[Figure scripts]
------------------------------------------------------------------------
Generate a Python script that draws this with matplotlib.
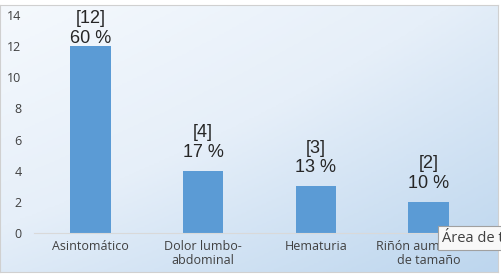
import numpy as np
import matplotlib.pyplot as plt
from matplotlib.colors import LinearSegmentedColormap

categorias = ['Asintomático', 'Dolor lumbo-\nabdominal', 'Hematuria', 'Riñón aumentado\nde tamaño']
casos = [12, 4, 3, 2]
porcentajes = [60, 17, 13, 10]
yticks = [0, 2, 4, 6, 8, 10, 12, 14]

fig = plt.figure(figsize=(5.01, 2.78), dpi=100)
fig.patch.set_facecolor('white')

# fondo degradado del área del gráfico
bg = fig.add_axes([0, 1 - 272 / 278, 498 / 501, 267 / 278], zorder=0)
xx, yy = np.meshgrid(np.linspace(0, 1, 200), np.linspace(0, 1, 120))
t = np.clip(0.55 * xx + 0.6 * yy - 0.15 * xx * yy, 0, 1)
cmap = LinearSegmentedColormap.from_list('fondo', ['#f5f9fd', '#e6eff9', '#bdd6ee'])
bg.imshow(t, cmap=cmap, aspect='auto', origin='upper', extent=[0, 1, 0, 1])
bg.set_xticks([]); bg.set_yticks([])
for s in bg.spines.values():
    s.set_color('#d0d0d0')
    s.set_linewidth(0.8)

ax = fig.add_axes([34 / 501, 1 - 233 / 278, 451 / 501, 218 / 278], zorder=1)
ax.patch.set_alpha(0)
x = np.arange(len(categorias))
ax.bar(x, casos, width=0.36, color='#5b9bd5')
ax.set_xlim(-0.5, len(categorias) - 0.5)
ax.set_ylim(0, 14)
ax.set_yticks(yticks)
ax.set_xticks(x)
ax.set_xticklabels(categorias, fontsize=9, family='Open Sans', color='#404040', linespacing=1.15)
ax.tick_params(axis='y', length=0, pad=9, labelsize=9, labelcolor='#404040')
ax.tick_params(axis='x', length=0, pad=5)
for lbl in ax.get_yticklabels():
    lbl.set_family('Open Sans')
for k in ['top', 'right', 'left']:
    ax.spines[k].set_visible(False)
ax.spines['bottom'].set_color('#d9d9d9')
ax.spines['bottom'].set_linewidth(0.8)
ax.spines['bottom'].set_bounds(-0.5, 3.65)
ax.spines['bottom'].set_clip_on(False)

# etiquetas de datos (Excel las baja si no caben arriba)
for xi, c, p in zip(x, casos, porcentajes):
    ax.text(xi, min(c + 0.65, 11.95), '[%d]\n%d %%' % (c, p),
            ha='center', va='bottom', fontsize=13, family='Liberation Sans',
            color='#262626', linespacing=1.2)

# tooltip de Excel
fig.text(442 / 501, 1 - 238 / 278, 'Área de t', fontsize=10.5, family='Open Sans',
         color='#404040', va='center', ha='left', zorder=5,
         bbox=dict(boxstyle='square,pad=0.3', fc='#f8f8f8', ec='#a0a0a0', lw=0.8))

fig.savefig('out.png', dpi=100)
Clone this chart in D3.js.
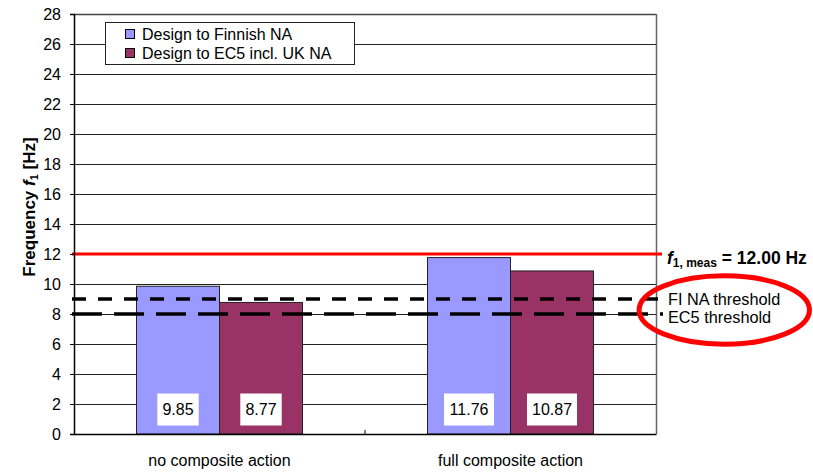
<!DOCTYPE html>
<html>
<head>
<meta charset="utf-8">
<script src="https://cdn.jsdelivr.net/npm/d3@7"></script>
<style>
  html, body { margin: 0; padding: 0; background: #fff; }
  svg { display: block; font-family: Arial, "Liberation Sans", sans-serif; }
</style>
</head>
<body>
<svg id="chart" width="813" height="472"></svg>
<script>
// Natural frequency f1 of the floor for two design approaches
const categories = ["no composite action", "full composite action"];
const seriesNames = ["Design to Finnish NA", "Design to EC5 incl. UK NA"];
const finnishValues = [9.85, 11.76];
const ec5Values = [8.77, 10.87];
const yTicks = [0, 2, 4, 6, 8, 10, 12, 14, 16, 18, 20, 22, 24, 26, 28];
const measuredFrequency = 12.00;
const fiThreshold = 9;
const ec5Threshold = 8;
const thresholdLabels = ["FI NA threshold", "EC5 threshold"];

const seriesColors = ["#9999FF", "#993366"];
const values = [finnishValues, ec5Values];

const svg = d3.select("#chart");
const plotLeft = 74, plotRight = 656, plotTop = 14, plotBottom = 434;

const y = d3.scaleLinear().domain([0, 28]).range([plotBottom, plotTop]);
const x0 = d3.scaleBand().domain(categories).range([plotLeft, plotRight]).paddingInner(0).paddingOuter(0);
const groupWidth = 166;
const x1 = d3.scaleBand().domain(seriesNames).range([0, groupWidth]);
const groupX = c => x0(c) + (x0.bandwidth() - groupWidth) / 2;

// Horizontal gridlines
svg.append("g")
  .selectAll("line")
  .data(yTicks.filter(t => t > 0))
  .join("line")
  .attr("x1", plotLeft).attr("x2", plotRight)
  .attr("y1", d => Math.round(y(d)) + 0.5).attr("y2", d => Math.round(y(d)) + 0.5)
  .attr("stroke", d => d === 28 ? "#444" : "#222")
  .attr("stroke-width", d => d === 28 ? 1.5 : 1);

// Right frame edge
svg.append("line")
  .attr("x1", plotRight + 0.5).attr("x2", plotRight + 0.5)
  .attr("y1", plotTop).attr("y2", plotBottom)
  .attr("stroke", "#666").attr("stroke-width", 1.5);

// Bars
const barData = [];
categories.forEach((c, i) => {
  seriesNames.forEach((s, j) => barData.push({ cat: c, series: s, idx: j, value: values[j][i] }));
});

svg.append("g")
  .selectAll("rect")
  .data(barData)
  .join("rect")
  .attr("x", d => groupX(d.cat) + x1(d.series))
  .attr("y", d => y(d.value))
  .attr("width", x1.bandwidth())
  .attr("height", d => y(0) - y(d.value))
  .attr("fill", d => seriesColors[d.idx])
  .attr("stroke", "#222")
  .attr("stroke-width", 1);

// Value labels in white boxes
const labelG = svg.append("g")
  .selectAll("g")
  .data(barData)
  .join("g")
  .attr("transform", d => `translate(${groupX(d.cat) + x1(d.series) + x1.bandwidth() / 2},${409.5})`);

labelG.append("rect")
  .attr("x", d => -(d.value.toFixed(2).length * 4.3 + 3.5))
  .attr("y", -16)
  .attr("width", d => 2 * (d.value.toFixed(2).length * 4.3 + 3.5))
  .attr("height", 32)
  .attr("fill", "#fff");

labelG.append("text")
  .attr("text-anchor", "middle")
  .attr("dy", "0.35em")
  .attr("font-size", 16)
  .attr("fill", "#000")
  .text(d => d.value.toFixed(2));

// Measured frequency line
svg.append("line")
  .attr("x1", 72).attr("x2", 662)
  .attr("y1", y(measuredFrequency)).attr("y2", y(measuredFrequency))
  .attr("stroke", "#FF0000").attr("stroke-width", 3);

// Threshold lines
svg.append("line")
  .attr("x1", 72).attr("x2", 663)
  .attr("y1", y(fiThreshold)).attr("y2", y(fiThreshold))
  .attr("stroke", "#000").attr("stroke-width", 3.5)
  .attr("stroke-dasharray", "14 12");

svg.append("line")
  .attr("x1", 72).attr("x2", 663)
  .attr("y1", y(ec5Threshold)).attr("y2", y(ec5Threshold))
  .attr("stroke", "#000").attr("stroke-width", 3.5)
  .attr("stroke-dasharray", "30 12");

// Y axis
const yAxis = d3.axisLeft(y).tickValues(yTicks).tickSize(4).tickPadding(9).tickFormat(d3.format("d"));
const yG = svg.append("g").attr("transform", `translate(${plotLeft},0)`).call(yAxis);
yG.select(".domain").attr("stroke", "#000").attr("stroke-width", 1.5);
yG.selectAll(".tick line").attr("stroke", "#000");
yG.selectAll(".tick text").attr("font-size", 16).attr("font-family", "Arial, 'Liberation Sans', sans-serif").attr("fill", "#000");

// X axis
const xAxis = d3.axisBottom(x0).tickSize(0).tickPadding(0);
const xG = svg.append("g").attr("transform", `translate(0,${plotBottom})`).call(xAxis);
xG.select(".domain").attr("stroke", "#000").attr("stroke-width", 1.5);
xG.selectAll(".tick text")
  .attr("font-size", 16)
  .attr("font-family", "Arial, 'Liberation Sans', sans-serif")
  .attr("fill", "#000")
  .attr("y", 32)
  .attr("dy", 0);

// Category separator ticks pointing up into the plot
svg.append("g")
  .selectAll("line")
  .data(categories.slice(1))
  .join("line")
  .attr("x1", d => x0(d)).attr("x2", d => x0(d))
  .attr("y1", plotBottom).attr("y2", plotBottom - 4)
  .attr("stroke", "#000");

// Y axis title
const yTitle = svg.append("text")
  .attr("transform", `translate(35,207) rotate(-90)`)
  .attr("text-anchor", "middle")
  .attr("font-size", 17)
  .attr("font-weight", "bold")
  .attr("fill", "#000");
yTitle.append("tspan").text("Frequency ");
yTitle.append("tspan").attr("font-style", "italic").text("f");
yTitle.append("tspan").attr("font-size", 11).attr("dy", 3).text("1");
yTitle.append("tspan").attr("dy", -3).text(" [Hz]");

// Legend
const legend = svg.append("g");
legend.append("rect")
  .attr("x", 105.5).attr("y", 22.5).attr("width", 249).attr("height", 42)
  .attr("fill", "#fff").attr("stroke", "#222").attr("stroke-width", 1);
seriesNames.forEach((s, i) => {
  legend.append("rect")
    .attr("x", 125.5).attr("y", 29.5 + i * 19).attr("width", 9).attr("height", 9)
    .attr("fill", seriesColors[i]).attr("stroke", "#000").attr("stroke-width", 1);
  legend.append("text")
    .attr("x", 142).attr("y", 40 + i * 19)
    .attr("font-size", 16).attr("fill", "#000")
    .text(s);
});

// Label for the measured frequency line
const fLabel = svg.append("text")
  .attr("x", 667).attr("y", 263.5)
  .attr("font-size", 17.5).attr("font-weight", "bold").attr("fill", "#000");
fLabel.append("tspan").attr("font-style", "italic").text("f");
fLabel.append("tspan").attr("font-size", 12).attr("dy", 3).text("1, meas");
fLabel.append("tspan").attr("dy", -3).text(" = " + measuredFrequency.toFixed(2) + " Hz");

// Threshold labels
svg.append("g")
  .selectAll("text")
  .data(thresholdLabels)
  .join("text")
  .attr("x", 668)
  .attr("y", (d, i) => 304.5 + i * 18)
  .attr("font-size", 16.3)
  .attr("fill", "#000")
  .text(d => d);

// Highlight ellipse around the threshold labels
svg.append("ellipse")
  .attr("cx", 724.3).attr("cy", 310)
  .attr("rx", 85.2).attr("ry", 34.2)
  .attr("fill", "none")
  .attr("stroke", "#FF0000")
  .attr("stroke-width", 5);
</script>
</body>
</html>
------------------------------------------------------------------------
### Exercise
Copy the records above from the first line through the line containing "color='#262626', linespacing=1.2)", both included, and leave out any pictures.

### Solution for this task
Generate a Python script that draws this with matplotlib.
import numpy as np
import matplotlib.pyplot as plt
from matplotlib.colors import LinearSegmentedColormap

categorias = ['Asintomático', 'Dolor lumbo-\nabdominal', 'Hematuria', 'Riñón aumentado\nde tamaño']
casos = [12, 4, 3, 2]
porcentajes = [60, 17, 13, 10]
yticks = [0, 2, 4, 6, 8, 10, 12, 14]

fig = plt.figure(figsize=(5.01, 2.78), dpi=100)
fig.patch.set_facecolor('white')

# fondo degradado del área del gráfico
bg = fig.add_axes([0, 1 - 272 / 278, 498 / 501, 267 / 278], zorder=0)
xx, yy = np.meshgrid(np.linspace(0, 1, 200), np.linspace(0, 1, 120))
t = np.clip(0.55 * xx + 0.6 * yy - 0.15 * xx * yy, 0, 1)
cmap = LinearSegmentedColormap.from_list('fondo', ['#f5f9fd', '#e6eff9', '#bdd6ee'])
bg.imshow(t, cmap=cmap, aspect='auto', origin='upper', extent=[0, 1, 0, 1])
bg.set_xticks([]); bg.set_yticks([])
for s in bg.spines.values():
    s.set_color('#d0d0d0')
    s.set_linewidth(0.8)

ax = fig.add_axes([34 / 501, 1 - 233 / 278, 451 / 501, 218 / 278], zorder=1)
ax.patch.set_alpha(0)
x = np.arange(len(categorias))
ax.bar(x, casos, width=0.36, color='#5b9bd5')
ax.set_xlim(-0.5, len(categorias) - 0.5)
ax.set_ylim(0, 14)
ax.set_yticks(yticks)
ax.set_xticks(x)
ax.set_xticklabels(categorias, fontsize=9, family='Open Sans', color='#404040', linespacing=1.15)
ax.tick_params(axis='y', length=0, pad=9, labelsize=9, labelcolor='#404040')
ax.tick_params(axis='x', length=0, pad=5)
for lbl in ax.get_yticklabels():
    lbl.set_family('Open Sans')
for k in ['top', 'right', 'left']:
    ax.spines[k].set_visible(False)
ax.spines['bottom'].set_color('#d9d9d9')
ax.spines['bottom'].set_linewidth(0.8)
ax.spines['bottom'].set_bounds(-0.5, 3.65)
ax.spines['bottom'].set_clip_on(False)

# etiquetas de datos (Excel las baja si no caben arriba)
for xi, c, p in zip(x, casos, porcentajes):
    ax.text(xi, min(c + 0.65, 11.95), '[%d]\n%d %%' % (c, p),
            ha='center', va='bottom', fontsize=13, family='Liberation Sans',
            color='#262626', linespacing=1.2)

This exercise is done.